If you had to pick out a winner from Canada’s banking sector over the past year, Bank of Montreal would be a contender – raising the question of whether BMO is emerging as the top bet in the group. From the day when the Big Six banks began to roll out their fiscal first-quarter results on Feb. 24, to the conclusion of the reporting season on March 3, BMO’s shares gained 2.4 per cent.
While slightly behind Bank of Nova Scotia’s 3.1 per cent gain over this period, BMO easily outperformed the peer average.
What’s more, BMO – Canada’s fourth-largest bank, based on assets – has outperformed all of its peers over the past 52 weeks, with a gain of 38 per cent or a substantial 10 percentage points above the average.
What is BMO doing right?
Part of the explanation relates to the simple fact that the shares have looked cheap relative to the bank’s estimated profits.
According to a year-old report from RBC Dominion Securities, BMO shares traded at 8.7 times estimated 2022 earnings in February, 2021. That was the lowest price-to-earnings ratio among the Big Six, and it suggested that the shares were reflecting relatively low expectations.
The shares remained the cheapest in the group heading into the latest quarterly reporting season as well.
Using a similar report from RBC from mid-February, BMO’s shares had a price-to-earnings ratio of 9.5, based on estimated 2023 earnings. That was the lowest of the Big Six and well below Toronto-Dominion Bank’s premium P/E of 11.6.
Low valuations might not be attractive if a bank is reporting lacklustre profit growth. But BMO is no slouch: Its net earnings for the first quarter, ended Jan. 31, increased by 46 per cent from the same quarter last year.
Analysts often prefer to look at adjusted figures that ignore unusual sources of profit. This gives them a better sense of how a bank is performing on a day-to-day basis.
But even here, BMO shone in the first quarter, owing partly to strong trading revenue and commercial lending growth in Canada and the United States. After ignoring gains from the bank’s hedging and the sale of its European asset-management business, its adjusted earnings increased by 27 per cent over the past year, beating all peers.
What’s more, the adjusted earnings result exceeded analysts’ estimates by nearly 19 per cent – just shy of National Bank of Canada’s earnings “beat” but well ahead of the other four big banks.
BMO isn’t just succeeding with profit growth, though. The bank is also winning praise among analysts for ratcheting up efficiency by its keeping expenses in check.

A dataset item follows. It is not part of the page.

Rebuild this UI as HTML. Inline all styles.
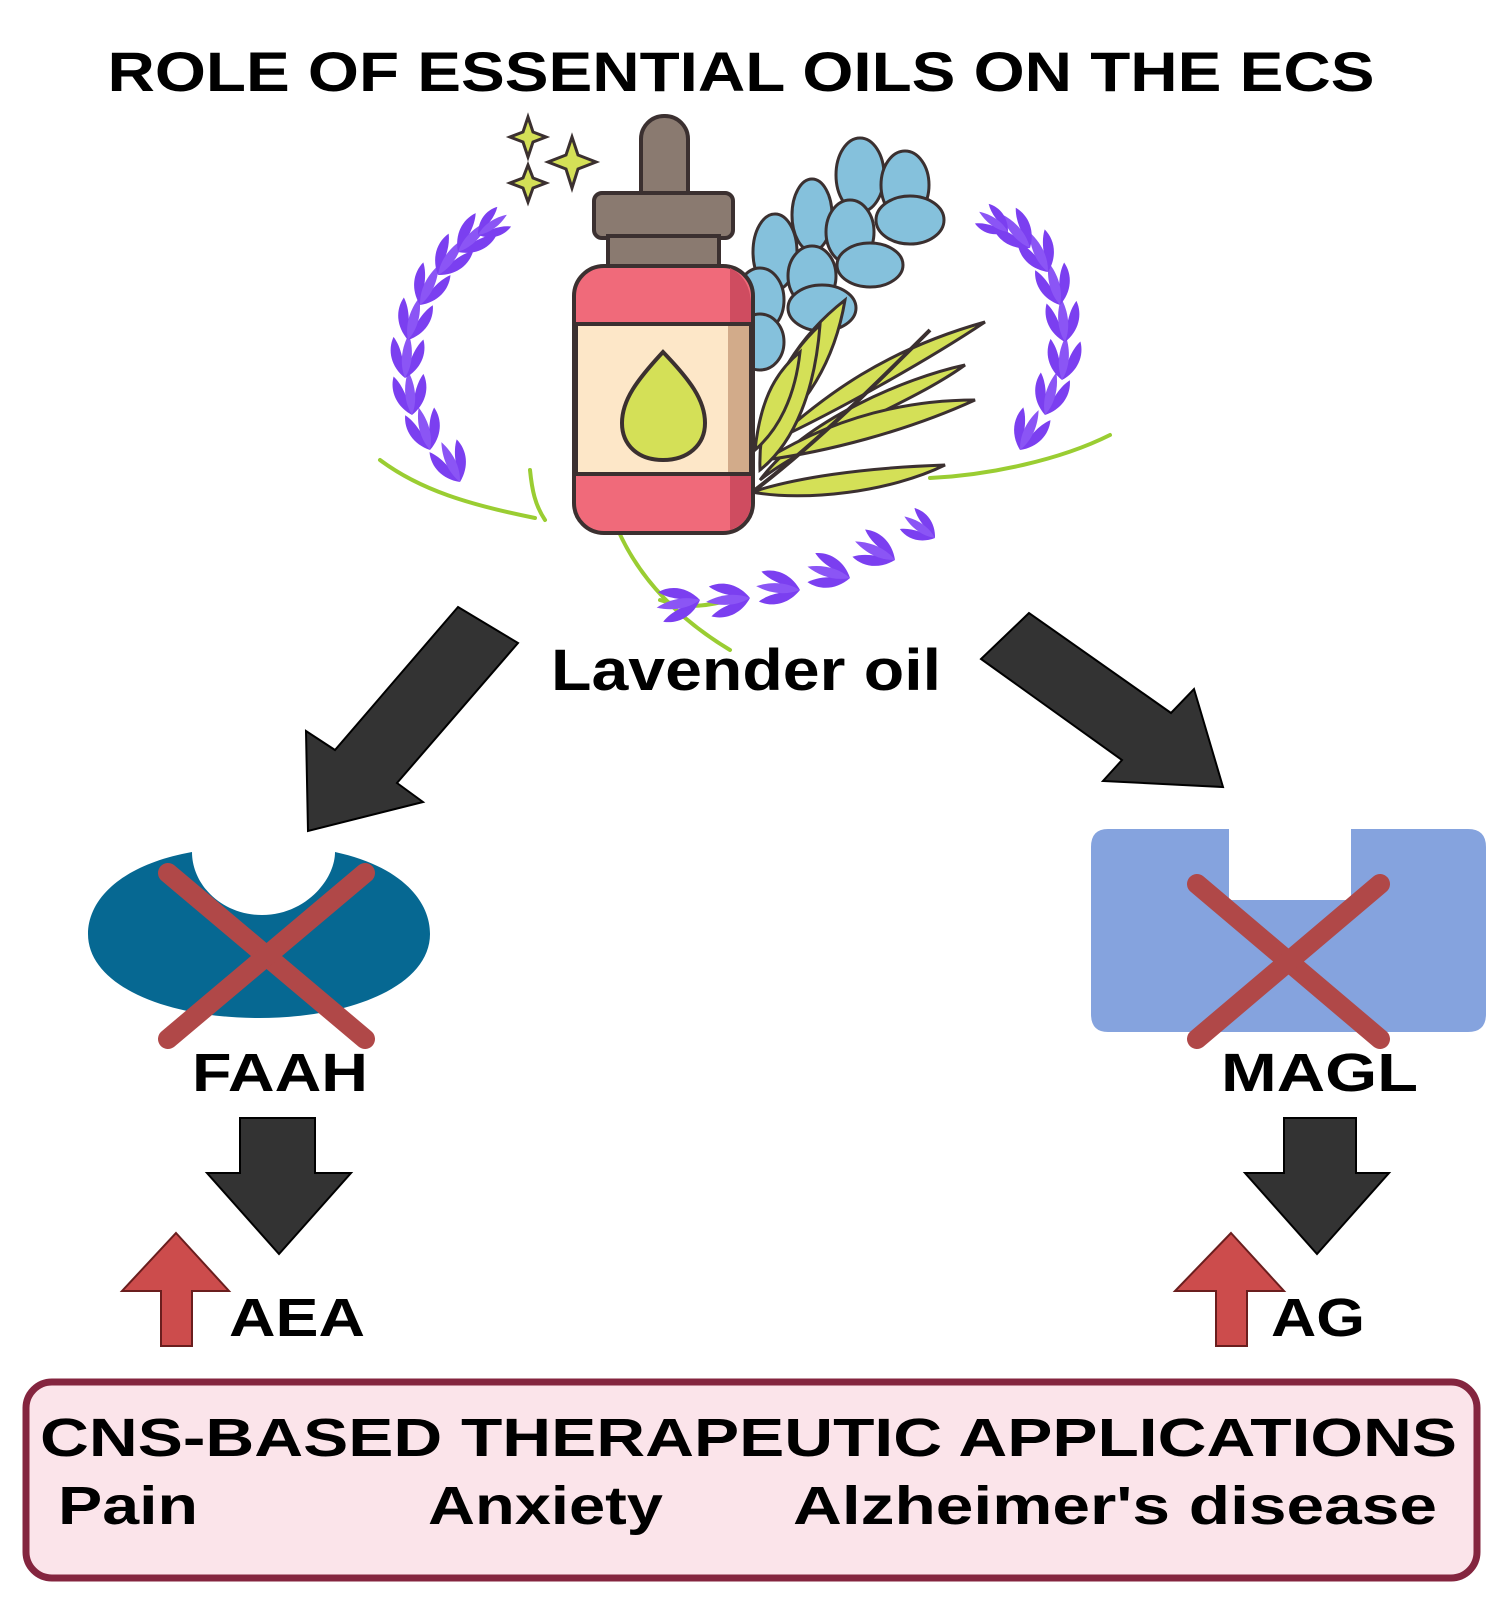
<!DOCTYPE html>
<html><head><meta charset="utf-8"><style>
html,body{margin:0;padding:0;background:#fff;}
svg{display:block;}
text{font-family:"Liberation Sans",sans-serif;font-weight:bold;fill:#000;}
</style></head><body>
<svg width="1500" height="1619" viewBox="0 0 1500 1619" xmlns="http://www.w3.org/2000/svg">
<defs>
<g id="bud">
<path d="M0,0 C-15,-10 -20,-26 -15,-40 C-6,-30 -3,-16 0,0 Z" fill="#7b3ff0"/>
<path d="M0,0 C15,-10 20,-26 15,-40 C6,-30 3,-16 0,0 Z" fill="#7b3ff0"/>
<path d="M0,0 C-7,-14 -6,-30 0,-44 C6,-30 7,-14 0,0 Z" fill="#8b55f5"/>
</g>
</defs>
<text x="741" y="91" font-size="56" text-anchor="middle" textLength="1267" lengthAdjust="spacingAndGlyphs">ROLE OF ESSENTIAL OILS ON THE ECS</text>

<g fill="none" stroke="#9acd32" stroke-width="4" stroke-linecap="round">
<path d="M380,460 C420,490 470,505 535,518"/>
<path d="M530,470 C532,490 535,505 545,520"/>
<path d="M1110,435 C1060,460 990,475 930,478"/>
<path d="M618,530 C640,580 680,620 730,650"/>
<path d="M660,600 C690,610 710,605 730,600"/>
</g>
<g>
<use href="#bud" transform="translate(460,482) rotate(-25)"/>
<use href="#bud" transform="translate(430,450) rotate(-15)"/>
<use href="#bud" transform="translate(412,415) rotate(-5)"/>
<use href="#bud" transform="translate(405,378) rotate(5)"/>
<use href="#bud" transform="translate(408,340) rotate(15)"/>
<use href="#bud" transform="translate(420,305) rotate(25)"/>
<use href="#bud" transform="translate(438,275) rotate(35)"/>
<use href="#bud" transform="translate(458,252) rotate(45)"/>
<use href="#bud" transform="translate(478,235) rotate(55) scale(0.8)"/>
</g>
<g>
<use href="#bud" transform="translate(1020,450) rotate(25)"/>
<use href="#bud" transform="translate(1045,415) rotate(15)"/>
<use href="#bud" transform="translate(1062,380) rotate(5)"/>
<use href="#bud" transform="translate(1065,342) rotate(-5)"/>
<use href="#bud" transform="translate(1060,305) rotate(-15)"/>
<use href="#bud" transform="translate(1048,272) rotate(-25)"/>
<use href="#bud" transform="translate(1030,248) rotate(-40)"/>
<use href="#bud" transform="translate(1008,232) rotate(-55) scale(0.8)"/>
</g>
<g>
<use href="#bud" transform="translate(700,600) rotate(-100)"/>
<use href="#bud" transform="translate(750,598) rotate(-95)"/>
<use href="#bud" transform="translate(800,590) rotate(-85)"/>
<use href="#bud" transform="translate(850,578) rotate(-75)"/>
<use href="#bud" transform="translate(895,560) rotate(-65)"/>
<use href="#bud" transform="translate(935,538) rotate(-55) scale(0.85)"/>
</g>
<g fill="#85c1dc" stroke="#3b3030" stroke-width="3">
<ellipse cx="860" cy="175" rx="24" ry="37"/>
<ellipse cx="905" cy="185" rx="24" ry="34"/>
<ellipse cx="910" cy="220" rx="34" ry="24"/>
<ellipse cx="812" cy="215" rx="20" ry="36"/>
<ellipse cx="850" cy="232" rx="24" ry="32"/>
<ellipse cx="870" cy="265" rx="33" ry="22"/>
<ellipse cx="775" cy="252" rx="22" ry="38"/>
<ellipse cx="812" cy="276" rx="24" ry="30"/>
<ellipse cx="822" cy="308" rx="34" ry="23"/>
<ellipse cx="760" cy="300" rx="24" ry="32"/>
<ellipse cx="760" cy="342" rx="24" ry="28"/>
</g>
<g fill="#d4e057" stroke="#3b3030" stroke-width="3">
<path d="M760,480 C810,440 910,405 965,365 C905,378 805,420 760,480Z"/>
<path d="M765,460 C830,420 900,400 975,400 C905,432 825,452 765,460Z"/>
<path d="M775,440 C825,395 885,350 985,322 C925,362 835,412 775,440Z"/>
<path d="M760,440 C768,385 800,335 845,300 C835,360 805,412 760,440Z"/>
<path d="M760,470 C758,415 780,362 820,325 C815,390 795,442 760,470Z"/>
<path d="M752,492 C795,478 860,468 945,465 C890,492 805,502 752,492Z"/>
<path d="M755,450 C760,405 772,375 800,352 C795,398 778,430 755,450Z"/>
</g>
<path d="M755,490 C820,440 880,380 930,330" fill="none" stroke="#3b3030" stroke-width="4"/>
<rect x="641" y="116" width="47" height="100" rx="23" fill="#8a7a70" stroke="#3b3030" stroke-width="4"/>
<rect x="594" y="193" width="139" height="45" rx="8" fill="#8a7a70" stroke="#3b3030" stroke-width="4"/>
<rect x="608" y="236" width="111" height="36" fill="#8a7a70" stroke="#3b3030" stroke-width="4"/>
<rect x="574" y="266" width="179" height="267" rx="30" fill="#f06a7a" stroke="#3b3030" stroke-width="4"/>
<path d="M730,268 C745,275 751,290 751,305 L751,500 C751,515 745,525 730,530 Z" fill="#cf4c60"/>
<rect x="576" y="324" width="175" height="150" fill="#fde7c8" stroke="#3b3030" stroke-width="4"/>
<rect x="728" y="326" width="21" height="146" fill="#d2ab8a"/>
<path d="M663,352 C690,380 705,400 705,423 C705,445 688,460 663,460 C638,460 622,445 622,423 C622,400 637,380 663,352Z" fill="#d4e057" stroke="#3b3030" stroke-width="4"/>
<g fill="#d4e057" stroke="#3b3030" stroke-width="3">
<path d="M528,117 L533,132 L546,137 L533,142 L528,157 L523,142 L510,137 L523,132Z"/>
<path d="M572,137 L578,155 L596,162 L578,169 L572,188 L566,169 L548,162 L566,155Z"/>
<path d="M528,165 L533,178 L546,183 L533,188 L528,202 L523,188 L510,183 L523,178Z"/>
</g>

<text x="551" y="690" font-size="58" textLength="390" lengthAdjust="spacingAndGlyphs">Lavender oil</text>
<polygon points="458,607 518,643 397,783 423,802 308,831 306,731 335,750" fill="#333" stroke="#000" stroke-width="2"/>
<polygon points="1029,613 981,659 1122,760 1103,781 1223,787 1194,689 1171,713" fill="#333" stroke="#000" stroke-width="2"/>

<path d="M192,852 C120,865 88,900 88,934 C88,985 165,1018 259,1018 C353,1018 430,985 430,934 C430,900 400,866 335,852 C335,880 305,915 262,915 C222,915 192,885 192,852Z" fill="#066892"/>
<g stroke="#b04848" stroke-width="20" stroke-linecap="round">
<line x1="168" y1="873" x2="365" y2="1039"/><line x1="365" y1="873" x2="168" y2="1039"/>
</g>
<text x="192" y="1091" font-size="54" textLength="176" lengthAdjust="spacingAndGlyphs">FAAH</text>

<path d="M1108,829 L1229,829 L1229,900 L1351,900 L1351,829 L1468,829 Q1486,829 1486,847 L1486,1014 Q1486,1032 1468,1032 L1108,1032 Q1091,1032 1091,1014 L1091,847 Q1091,829 1108,829Z" fill="#85a3de"/>
<g stroke="#b04848" stroke-width="20" stroke-linecap="round">
<line x1="1197" y1="884" x2="1380" y2="1039"/><line x1="1380" y1="884" x2="1197" y2="1039"/>
</g>
<text x="1221" y="1091" font-size="54" textLength="197" lengthAdjust="spacingAndGlyphs">MAGL</text>

<polygon points="240,1118 315,1118 315,1173 351,1173 279,1254 207,1173 240,1173" fill="#333" stroke="#000" stroke-width="2"/>
<polygon points="1284,1118 1356,1118 1356,1173 1389,1173 1317,1254 1245,1173 1284,1173" fill="#333" stroke="#000" stroke-width="2"/>
<polygon points="176,1233 229,1291 192,1291 192,1346 161,1346 161,1291 122,1291" fill="#cc4c4c" stroke="#6a1e1e" stroke-width="2"/>
<polygon points="1231,1233 1284,1291 1247,1291 1247,1346 1216,1346 1216,1291 1175,1291" fill="#cc4c4c" stroke="#6a1e1e" stroke-width="2"/>
<text x="229" y="1336" font-size="54" textLength="136" lengthAdjust="spacingAndGlyphs">AEA</text>
<text x="1271" y="1336" font-size="54" textLength="94" lengthAdjust="spacingAndGlyphs">AG</text>

<rect x="26" y="1382" width="1451" height="196" rx="26" fill="#fbe4ea" stroke="#84253f" stroke-width="7"/>
<text x="40" y="1456" font-size="54" textLength="1417" lengthAdjust="spacingAndGlyphs">CNS-BASED THERAPEUTIC APPLICATIONS</text>
<text x="58" y="1524" font-size="54" textLength="140" lengthAdjust="spacingAndGlyphs">Pain</text>
<text x="428" y="1524" font-size="54" textLength="235" lengthAdjust="spacingAndGlyphs">Anxiety</text>
<text x="793" y="1524" font-size="54" textLength="644" lengthAdjust="spacingAndGlyphs">Alzheimer's disease</text>
</svg>
</body></html>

“BMO is the top-performing Big Six bank over the past 12 months, in large part due to an easy-to-appreciate ‘story’: efficiency momentum,” Gabriel Dechaine, an analyst at National Bank of Canada, said in a research note released just before the start of the earnings season.
The bank’s efficiency ratio – which compares operating costs with revenue – declined to 53 per cent in the first quarter, down from 56 per cent in 2021 and 60 per cent in 2020. A low ratio is better, because it means that revenues are growing faster than expenses.

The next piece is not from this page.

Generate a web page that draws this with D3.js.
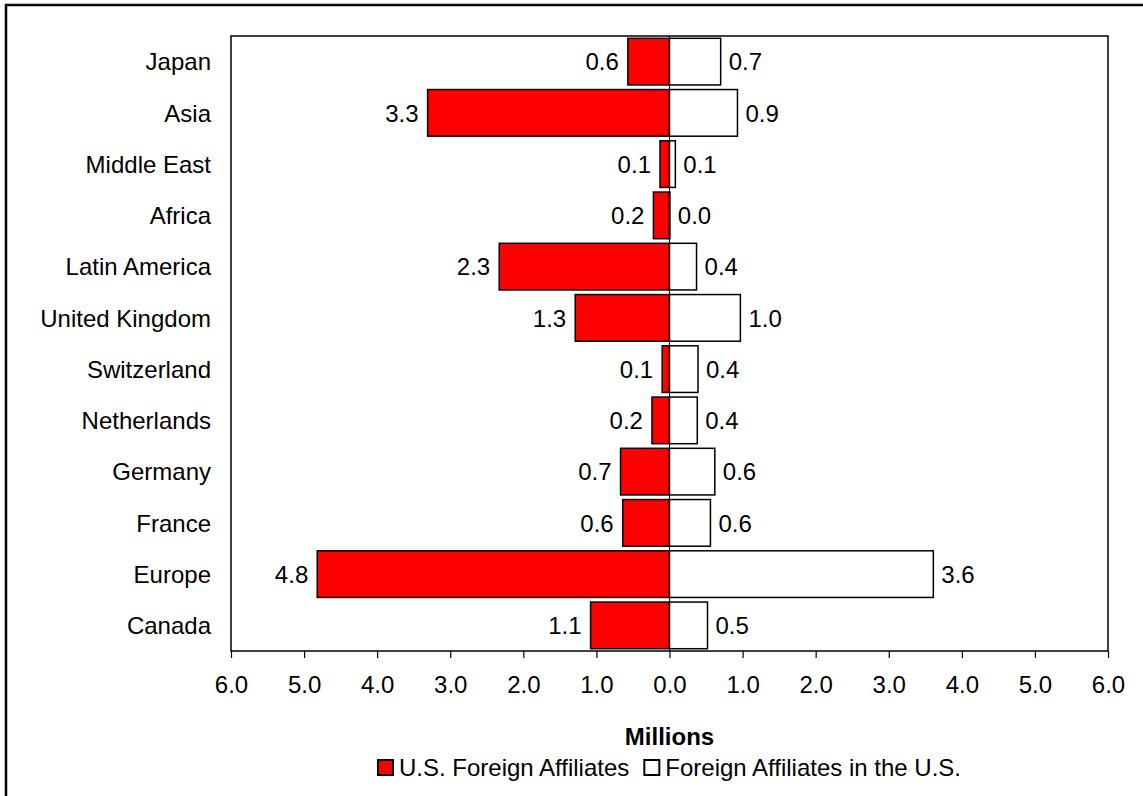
<!DOCTYPE html>
<html>
<head>
<meta charset="utf-8">
<script src="https://cdn.jsdelivr.net/npm/d3@7"></script>
<style>
  body { margin: 0; background: #fff; }
  svg text { font-family: Arial, "Liberation Sans", sans-serif; font-size: 24px; fill: #000; }
</style>
</head>
<body>
<svg id="chart" width="1143" height="796"></svg>
<script>
// regions, top to bottom
const regions = ['Japan', 'Asia', 'Middle East', 'Africa', 'Latin America', 'United Kingdom',
  'Switzerland', 'Netherlands', 'Germany', 'France', 'Europe', 'Canada'];
// employment in millions
const usAffiliates = [0.57, 3.31, 0.13, 0.22, 2.33, 1.29, 0.10, 0.24, 0.67, 0.64, 4.82, 1.08];
const foreignAffiliates = [0.70, 0.93, 0.08, 0.004, 0.37, 0.97, 0.39, 0.38, 0.62, 0.56, 3.61, 0.52];
const tickValues = [-6, -5, -4, -3, -2, -1, 0, 1, 2, 3, 4, 5, 6];
const seriesNames = ['U.S. Foreign Affiliates', 'Foreign Affiliates in the U.S.'];
const seriesColors = ['#ff0000', '#ffffff'];

const fmt = d3.format('.1f');
const plot = {left: 231, right: 1108, top: 36, bottom: 651};

const svg = d3.select('#chart');

// outer chart border (runs off the right and bottom of the picture)
svg.append('rect')
  .attr('x', 6).attr('y', 5)
  .attr('width', 1160).attr('height', 820)
  .attr('fill', 'none')
  .attr('stroke', '#000')
  .attr('stroke-width', 2.5);

const x = d3.scaleLinear()
  .domain([-6, 6])
  .range([plot.left, plot.right]);

const y = d3.scaleBand()
  .domain(regions)
  .range([plot.top, plot.bottom])
  .paddingInner(0.09)
  .paddingOuter(0.045);

const rows = regions.map((r, i) => ({region: r, us: usAffiliates[i], foreign: foreignAffiliates[i]}));

// zero line
svg.append('line')
  .attr('x1', x(0)).attr('x2', x(0))
  .attr('y1', plot.top).attr('y2', plot.bottom)
  .attr('stroke', '#000')
  .attr('stroke-width', 1);

const group = svg.selectAll('g.row')
  .data(rows)
  .enter().append('g')
  .attr('class', 'row');

group.append('rect')
  .attr('x', d => x(-d.us))
  .attr('y', d => y(d.region))
  .attr('width', d => x(0) - x(-d.us))
  .attr('height', y.bandwidth())
  .attr('fill', seriesColors[0])
  .attr('stroke', '#000')
  .attr('stroke-width', 1.5);

group.append('rect')
  .attr('x', x(0))
  .attr('y', d => y(d.region))
  .attr('width', d => x(d.foreign) - x(0))
  .attr('height', y.bandwidth())
  .attr('fill', seriesColors[1])
  .attr('stroke', '#000')
  .attr('stroke-width', 1.5);

group.append('text')
  .attr('x', d => x(-d.us) - 9)
  .attr('y', d => y(d.region) + y.bandwidth() / 2)
  .attr('dy', '0.36em')
  .attr('text-anchor', 'end')
  .text(d => fmt(d.us));

group.append('text')
  .attr('x', d => x(d.foreign) + 8)
  .attr('y', d => y(d.region) + y.bandwidth() / 2)
  .attr('dy', '0.36em')
  .text(d => fmt(d.foreign));

// category labels
svg.selectAll('text.cat')
  .data(regions)
  .enter().append('text')
  .attr('class', 'cat')
  .attr('x', 211)
  .attr('y', d => y(d) + y.bandwidth() / 2)
  .attr('dy', '0.36em')
  .attr('text-anchor', 'end')
  .text(d => d);

// plot frame
svg.append('rect')
  .attr('x', plot.left).attr('y', plot.top)
  .attr('width', plot.right - plot.left)
  .attr('height', plot.bottom - plot.top)
  .attr('fill', 'none')
  .attr('stroke', '#000')
  .attr('stroke-width', 1.5);

// x axis
const xAxis = svg.append('g')
  .attr('transform', `translate(0,${plot.bottom})`)
  .call(d3.axisBottom(x)
    .tickValues(tickValues)
    .tickSize(7)
    .tickPadding(18)
    .tickFormat(d => fmt(Math.abs(d))));
xAxis.select('.domain').remove();
xAxis.selectAll('line').attr('stroke', '#000').attr('stroke-width', 1.2);
xAxis.selectAll('text')
  .attr('font-size', null)
  .attr('font-family', null)
  .style('font-size', '24px');

svg.append('text')
  .attr('x', x(0))
  .attr('y', 745)
  .attr('text-anchor', 'middle')
  .attr('font-weight', 'bold')
  .text('Millions');

// legend, centred under the plot
const legend = svg.append('g');
let lx = 0;
seriesNames.forEach((name, i) => {
  legend.append('rect')
    .attr('x', lx).attr('y', -16)
    .attr('width', 15).attr('height', 15)
    .attr('fill', seriesColors[i])
    .attr('stroke', '#000')
    .attr('stroke-width', 2);
  const t = legend.append('text')
    .attr('x', lx + 21)
    .attr('y', 0)
    .text(name);
  lx += 21 + t.node().getComputedTextLength() + 15;
});
const legendWidth = lx - 15;
legend.attr('transform', `translate(${x(0) - legendWidth / 2},776)`);
</script>
</body>
</html>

Clearly, BMO is demonstrating to investors that its stock deserves a higher valuation. What’s less clear is whether the bank will continue its winning streak.
Much depends on its deal to expand its U.S. footprint with the acquisition of San Francisco-based Bank of the West, which was announced in December. At a purchase price of $17.1-billion, it’s the biggest-ever U.S. acquisition by a Canadian bank.
But the deal is not expected to close until later this year. That leaves months of uncertainty among investors, particularly over how many new shares BMO will issue to help finance the acquisition – leading to potential shareholder dilution, as profits are spread out among more shares.
Since BMO is performing well and building up its capital reserves, analysts are sounding more upbeat about the deal as the threat of dilution subsides.
“While BMO is still projecting that it will need to raise $2.7-billion in the open market, we increasingly believe that this figure is unlikely to get larger,” Meny Grauman, an analyst at Bank of Nova Scotia, said in a note.
New share issuance could even be smaller, he added, if regulatory approval takes longer than expected and BMO builds up even more capital.